■ **Problem to work on**:
Everything in the listing except the pictures should be written out exactly.
##########
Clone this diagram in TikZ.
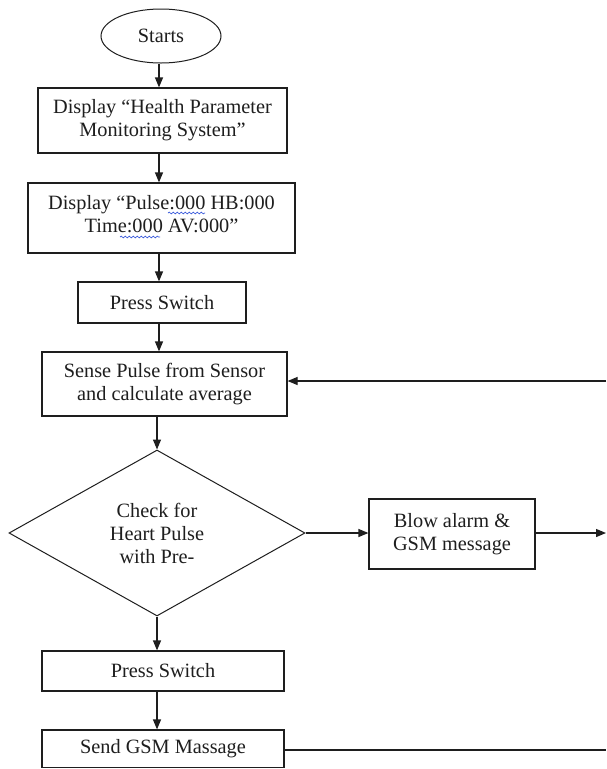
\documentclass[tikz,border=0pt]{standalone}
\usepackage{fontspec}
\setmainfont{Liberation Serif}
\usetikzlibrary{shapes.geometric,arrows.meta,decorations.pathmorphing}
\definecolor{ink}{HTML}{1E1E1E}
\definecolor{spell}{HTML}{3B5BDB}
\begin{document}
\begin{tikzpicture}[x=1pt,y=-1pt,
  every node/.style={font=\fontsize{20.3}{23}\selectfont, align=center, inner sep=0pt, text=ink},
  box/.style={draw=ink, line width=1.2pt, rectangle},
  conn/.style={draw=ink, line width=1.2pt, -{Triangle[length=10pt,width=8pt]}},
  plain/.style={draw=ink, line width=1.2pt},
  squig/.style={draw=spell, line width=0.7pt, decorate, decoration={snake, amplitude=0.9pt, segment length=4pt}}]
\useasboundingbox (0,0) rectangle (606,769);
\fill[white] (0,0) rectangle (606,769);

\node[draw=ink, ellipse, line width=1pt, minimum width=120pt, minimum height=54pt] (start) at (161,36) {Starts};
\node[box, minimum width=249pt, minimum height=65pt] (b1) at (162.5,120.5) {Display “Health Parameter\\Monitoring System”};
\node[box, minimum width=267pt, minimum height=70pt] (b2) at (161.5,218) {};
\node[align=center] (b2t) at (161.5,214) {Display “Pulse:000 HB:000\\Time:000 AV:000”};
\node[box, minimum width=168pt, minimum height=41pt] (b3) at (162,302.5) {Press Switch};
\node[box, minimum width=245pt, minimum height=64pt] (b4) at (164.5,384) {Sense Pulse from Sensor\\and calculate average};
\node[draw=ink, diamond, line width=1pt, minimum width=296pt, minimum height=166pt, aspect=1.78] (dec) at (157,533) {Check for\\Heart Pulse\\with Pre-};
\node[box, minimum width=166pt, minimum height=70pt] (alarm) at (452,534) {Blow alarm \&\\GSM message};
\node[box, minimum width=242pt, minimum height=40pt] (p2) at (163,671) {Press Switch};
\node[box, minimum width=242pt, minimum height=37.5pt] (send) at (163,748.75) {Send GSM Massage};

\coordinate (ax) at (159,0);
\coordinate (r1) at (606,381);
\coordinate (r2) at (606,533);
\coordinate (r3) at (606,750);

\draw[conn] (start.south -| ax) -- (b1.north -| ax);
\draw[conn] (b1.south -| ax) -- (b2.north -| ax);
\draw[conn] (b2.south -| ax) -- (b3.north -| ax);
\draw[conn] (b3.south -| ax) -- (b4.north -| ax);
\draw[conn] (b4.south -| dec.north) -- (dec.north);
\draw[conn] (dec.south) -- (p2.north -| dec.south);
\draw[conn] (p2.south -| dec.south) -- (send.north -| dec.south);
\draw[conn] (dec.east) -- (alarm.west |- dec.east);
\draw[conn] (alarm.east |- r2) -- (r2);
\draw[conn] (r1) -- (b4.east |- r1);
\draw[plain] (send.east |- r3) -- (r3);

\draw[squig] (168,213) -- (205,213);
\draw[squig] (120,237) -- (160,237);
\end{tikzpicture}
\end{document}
##########
■ **Response to this exercise**:
Clone this diagram in TikZ.
\documentclass[tikz,border=0pt]{standalone}
\usepackage{fontspec}
\setmainfont{Liberation Serif}
\usetikzlibrary{shapes.geometric,arrows.meta,decorations.pathmorphing}
\definecolor{ink}{HTML}{1E1E1E}
\definecolor{spell}{HTML}{3B5BDB}
\begin{document}
\begin{tikzpicture}[x=1pt,y=-1pt,
  every node/.style={font=\fontsize{20.3}{23}\selectfont, align=center, inner sep=0pt, text=ink},
  box/.style={draw=ink, line width=1.2pt, rectangle},
  conn/.style={draw=ink, line width=1.2pt, -{Triangle[length=10pt,width=8pt]}},
  plain/.style={draw=ink, line width=1.2pt},
  squig/.style={draw=spell, line width=0.7pt, decorate, decoration={snake, amplitude=0.9pt, segment length=4pt}}]
\useasboundingbox (0,0) rectangle (606,769);
\fill[white] (0,0) rectangle (606,769);

\node[draw=ink, ellipse, line width=1pt, minimum width=120pt, minimum height=54pt] (start) at (161,36) {Starts};
\node[box, minimum width=249pt, minimum height=65pt] (b1) at (162.5,120.5) {Display “Health Parameter\\Monitoring System”};
\node[box, minimum width=267pt, minimum height=70pt] (b2) at (161.5,218) {};
\node[align=center] (b2t) at (161.5,214) {Display “Pulse:000 HB:000\\Time:000 AV:000”};
\node[box, minimum width=168pt, minimum height=41pt] (b3) at (162,302.5) {Press Switch};
\node[box, minimum width=245pt, minimum height=64pt] (b4) at (164.5,384) {Sense Pulse from Sensor\\and calculate average};
\node[draw=ink, diamond, line width=1pt, minimum width=296pt, minimum height=166pt, aspect=1.78] (dec) at (157,533) {Check for\\Heart Pulse\\with Pre-};
\node[box, minimum width=166pt, minimum height=70pt] (alarm) at (452,534) {Blow alarm \&\\GSM message};
\node[box, minimum width=242pt, minimum height=40pt] (p2) at (163,671) {Press Switch};
\node[box, minimum width=242pt, minimum height=37.5pt] (send) at (163,748.75) {Send GSM Massage};

\coordinate (ax) at (159,0);
\coordinate (r1) at (606,381);
\coordinate (r2) at (606,533);
\coordinate (r3) at (606,750);

\draw[conn] (start.south -| ax) -- (b1.north -| ax);
\draw[conn] (b1.south -| ax) -- (b2.north -| ax);
\draw[conn] (b2.south -| ax) -- (b3.north -| ax);
\draw[conn] (b3.south -| ax) -- (b4.north -| ax);
\draw[conn] (b4.south -| dec.north) -- (dec.north);
\draw[conn] (dec.south) -- (p2.north -| dec.south);
\draw[conn] (p2.south -| dec.south) -- (send.north -| dec.south);
\draw[conn] (dec.east) -- (alarm.west |- dec.east);
\draw[conn] (alarm.east |- r2) -- (r2);
\draw[conn] (r1) -- (b4.east |- r1);
\draw[plain] (send.east |- r3) -- (r3);

\draw[squig] (168,213) -- (205,213);
\draw[squig] (120,237) -- (160,237);
\end{tikzpicture}
\end{document}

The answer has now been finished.